US astronauts to vote from space
US: Americans from all over the world will vote for the next U.S.
president on Nov. 4, the election day, but few ballots will have
traveled as far as those cast by two NASA astronauts.
Commander Edward Michael Fincke and Flight Engineer Gregory Chamitoff
are living and working onboard the International Space Station. Though
they are 350 kilometers above Earth and orbiting at 28,000 kms per hour,
they will still be able to participate in the upcoming election, NASA
said on Monday.
A 1997 bill passed by Texas legislators sets up a technical procedure
for astronauts nearly all of whom live in Houston to vote from space.

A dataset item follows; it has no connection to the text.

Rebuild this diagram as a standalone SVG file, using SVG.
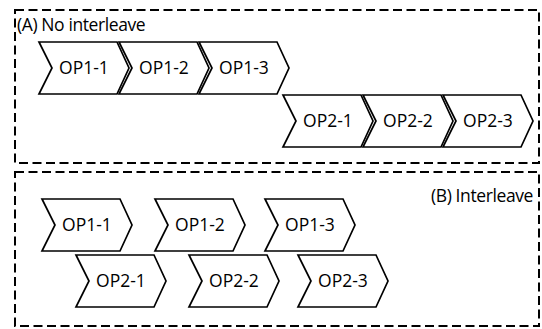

A secure electronic ballot, generated by local county clerk’s office,
is uplinked by NASA’s Johnson Space Center Mission Control Center. An
e-mail with crew member-specific credentials is sent from the county
clerk to the crew member.
These credentials allow the crew member to access the secure ballot.
The astronauts will cast their votes and a secure completed ballot is
downlinked and delivered back to the county clerk’s office by e-mail to
be officially recorded.
To highlight their unique voting situation and to encourage others to
exercise their civic duty, Fincke and Chamitoff sent a special message
“We are exercising our Constitutional right and privilege in casting
our ballot this Election Day,” Fincke said in the video.